The latest book (#5) is called Fear, and it resolves some things while coming up with some brand new horrors. Some familiar characters get eliminated, some tyrants are taken down while others grow stronger, and the gaiaphage finds a new way to interact.

One thing that finally happens is that we get a glimpse outside the FAYZ at Connie Temple (mom of Sam) and some of the other parents who have sat in vigil, written to Congress, and wondered if this giant featureless gray dome will ever open up and give them back their children. (This isn't a spoiler, you find this out in Chapter One.)

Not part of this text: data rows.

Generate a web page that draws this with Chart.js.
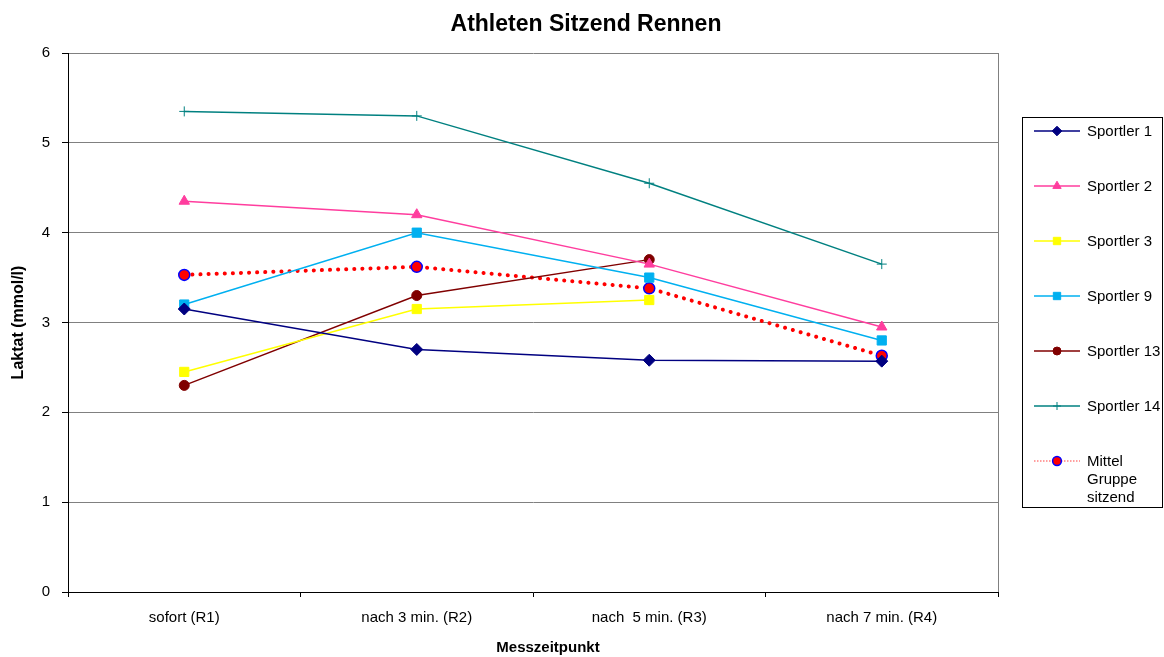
<!DOCTYPE html>
<html>
<head>
<meta charset="utf-8">
<script src="https://cdn.jsdelivr.net/npm/chart.js@4"></script>
<style>
  html, body { margin: 0; padding: 0; background: #fff; }
  #wrap { width: 1164px; height: 657px; }
</style>
</head>
<body>
<div id="wrap"><canvas id="laktatChart" width="1164" height="657"></canvas></div>
<script>
const zeitpunkte = ['sofort (R1)', 'nach 3 min. (R2)', 'nach  5 min. (R3)', 'nach 7 min. (R4)'];

const sportler1 = [3.15, 2.70, 2.58, 2.57];
const sportler2 = [4.35, 4.20, 3.65, 2.95];
const sportler3 = [2.45, 3.15, 3.25, null];
const sportler9 = [3.20, 4.00, 3.50, 2.80];
const sportler13 = [2.30, 3.30, 3.70, null];
const sportler14 = [5.35, 5.30, 4.55, 3.65];
const mittelGruppe = [3.53, 3.62, 3.38, 2.63];

const yTicks = [0, 1, 2, 3, 4, 5, 6];

const FONT = 'Liberation Sans, Arial, sans-serif';

function serie(label, data, color, style, radius) {
  return {
    label: label,
    data: data,
    borderColor: color,
    backgroundColor: color,
    borderWidth: 1.5,
    pointStyle: style,
    pointRadius: radius,
    pointHoverRadius: radius,
    pointBorderWidth: 1,
    tension: 0,
    fill: false,
    spanGaps: false
  };
}

const datasets = [
  serie('Sportler 1', sportler1, '#000080', 'rectRot', 6),
  serie('Sportler 2', sportler2, '#ff3d9e', 'triangle', 6),
  serie('Sportler 3', sportler3, '#ffff00', 'rect', 6.5),
  serie('Sportler 9', sportler9, '#00b0f0', 'rect', 6.5),
  serie('Sportler 13', sportler13, '#800000', 'circle', 5),
  serie('Sportler 14', sportler14, '#008080', 'cross', 5),
  {
    label: 'Mittel\nGruppe\nsitzend',
    data: mittelGruppe,
    borderColor: '#ff0000',
    backgroundColor: '#ff0000',
    borderWidth: 4,
    borderDash: [0.1, 8],
    borderCapStyle: 'round',
    pointStyle: 'circle',
    pointRadius: 5.5,
    pointHoverRadius: 5.5,
    pointBorderColor: '#0000ff',
    pointBorderWidth: 1.5,
    tension: 0,
    fill: false
  }
];

// titles, plot border and legend drawn by hand, Excel style
const excelParts = {
  id: 'excelParts',
  afterDraw(chart) {
    const c = chart.ctx;
    const a = chart.chartArea;
    c.save();

    c.fillStyle = '#000';
    c.textAlign = 'center';
    c.textBaseline = 'middle';
    c.font = 'bold 23px ' + FONT;
    c.fillText('Athleten Sitzend Rennen', 586, 25);
    c.font = 'bold 15px ' + FONT;
    c.fillText('Messzeitpunkt', 548, 648);

    // right border of the plot area
    c.strokeStyle = '#808080';
    c.lineWidth = 1;
    c.beginPath();
    c.moveTo(Math.round(a.right) + 0.5, a.top);
    c.lineTo(Math.round(a.right) + 0.5, a.bottom);
    c.stroke();

    c.strokeStyle = '#000';
    c.strokeRect(1022.5, 117.5, 140, 390);

    chart.data.datasets.forEach(function (ds, i) {
      const y = 131 + i * 55;
      c.save();
      c.strokeStyle = ds.borderColor;
      c.lineWidth = 1.5;
      if (i === 6) { c.setLineDash([1.5, 1.5]); c.strokeStyle = '#ff8080'; }
      c.beginPath();
      c.moveTo(1034, y);
      c.lineTo(1080, y);
      c.stroke();
      c.restore();
      c.save();
      c.fillStyle = ds.backgroundColor;
      c.strokeStyle = ds.pointBorderColor || ds.borderColor;
      c.lineWidth = ds.pointBorderWidth;
      Chart.helpers.drawPoint(c, {
        pointStyle: ds.pointStyle,
        radius: ds.pointRadius * 0.8,
        borderWidth: ds.pointBorderWidth,
        rotation: 0
      }, 1057, y);
      c.restore();
      c.fillStyle = '#000';
      c.font = '15px ' + FONT;
      c.textBaseline = 'middle';
      c.textAlign = 'left';
      ds.label.split('\n').forEach(function (line, k) {
        c.fillText(line, 1087, y + 1 + k * 18);
      });
    });
    c.restore();
  }
};

const ctx = document.getElementById('laktatChart').getContext('2d');

const laktatChart = new Chart(ctx, {
  type: 'line',
  data: {
    labels: zeitpunkte,
    datasets: datasets
  },
  plugins: [excelParts],
  options: {
    responsive: false,
    animation: false,
    layout: {
      padding: { left: 0, right: 166, top: 53, bottom: 0 }
    },
    scales: {
      x: {
        offset: true,
        grid: {
          offset: true,
          drawOnChartArea: false,
          color: '#000',
          tickLength: 5
        },
        border: { color: '#000', width: 1 },
        ticks: {
          color: '#000',
          font: { family: FONT, size: 15 },
          padding: 12,
          maxRotation: 0
        },
        afterFit(scale) { scale.height = 65; }
      },
      y: {
        min: 0,
        max: 6,
        afterBuildTicks(scale) {
          scale.ticks = yTicks.map(function (v) { return { value: v }; });
        },
        grid: {
          color: '#808080',
          tickColor: '#000',
          tickLength: 6,
          lineWidth: 1
        },
        border: { color: '#000', width: 1 },
        ticks: {
          color: '#000',
          font: { family: FONT, size: 15 },
          padding: 12
        },
        title: {
          display: true,
          text: 'Laktat (mmol/l)',
          color: '#000',
          font: { family: FONT, size: 16, weight: 'bold' },
          padding: { top: 9, bottom: 4 }
        },
        afterFit(scale) { scale.width = 68; }
      }
    },
    plugins: {
      legend: { display: false },
      tooltip: { enabled: false },
      title: { display: false }
    }
  }
});
</script>
</body>
</html>
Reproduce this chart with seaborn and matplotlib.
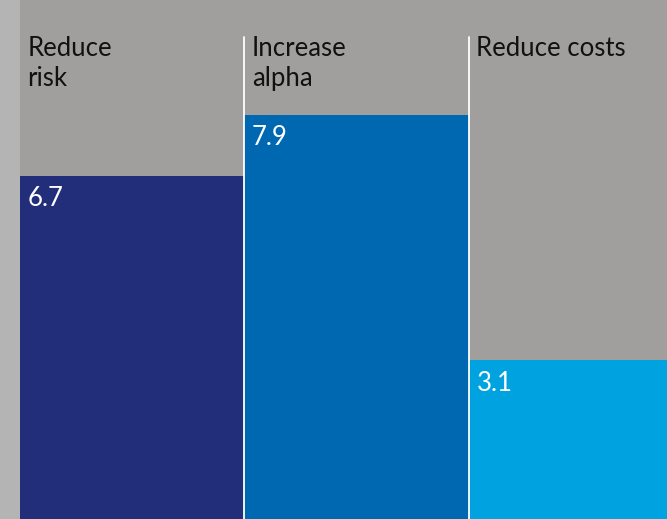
import matplotlib
matplotlib.use('Agg')
import matplotlib.pyplot as plt
import seaborn as sns
import pandas as pd

# Data
categories = ['Reduce\nrisk', 'Increase\nalpha', 'Reduce costs']
values = [6.7, 7.9, 3.1]
bar_colors = ['#232e7a', '#0068b1', '#00a3e0']

sns.set_style('white')
plt.rcParams['font.family'] = ['Lato', 'DejaVu Sans']

df = pd.DataFrame({'category': categories, 'value': values})

fig = plt.figure(figsize=(6.67, 5.19), dpi=100)
fig.patch.set_facecolor('#b4b4b4')

# plot area starts after the light strip on the left
ax = fig.add_axes([20 / 667, 0, 647 / 667, 1])
ax.set_facecolor('#a09f9d')

sns.barplot(data=df, x='category', y='value', hue='category', palette=bar_colors,
            width=1.0, saturation=1, legend=False, edgecolor='none', linewidth=0, ax=ax)

ax.set_xlim(-0.5, 2.382)
ax.set_ylim(0, 10.14)

# thin white separators between columns
for xpos in [0.5, 1.5]:
    ax.axvline(xpos, ymin=0, ymax=(519 - 37) / 519, color='white', linewidth=1.3)

# category headers and value labels
for i, (cat, val) in enumerate(zip(categories, values)):
    ax.text(i - 0.467, 9.43, cat, color='#111111', fontsize=18.5,
            ha='left', va='top', linespacing=1.22)
    ax.text(i - 0.467, val - 0.2, f'{val:.1f}', color='white', fontsize=18.5,
            ha='left', va='top')

ax.set_xticks([])
ax.set_yticks([])
ax.set_xlabel('')
ax.set_ylabel('')
sns.despine(ax=ax, left=True, bottom=True)

fig.savefig('out.png', dpi=100, facecolor=fig.get_facecolor())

I had high hopes when things seemed to be getting to a really desperate pitch, that this would be the finale, the last volume; but given the new twists revealed as the book ended, I'm sensing that Grant could either wrap it up in the next book or create a whole new story line that could carry us along for awhile. I see from interviews online that the next book is supposed to be the last one, and I'm hoping that's true; I'm really ready for this franchise to end. It's not that it's not gripping or entertaining; it is, in its own horrifying way. But...there's something to be said for a nice trilogy!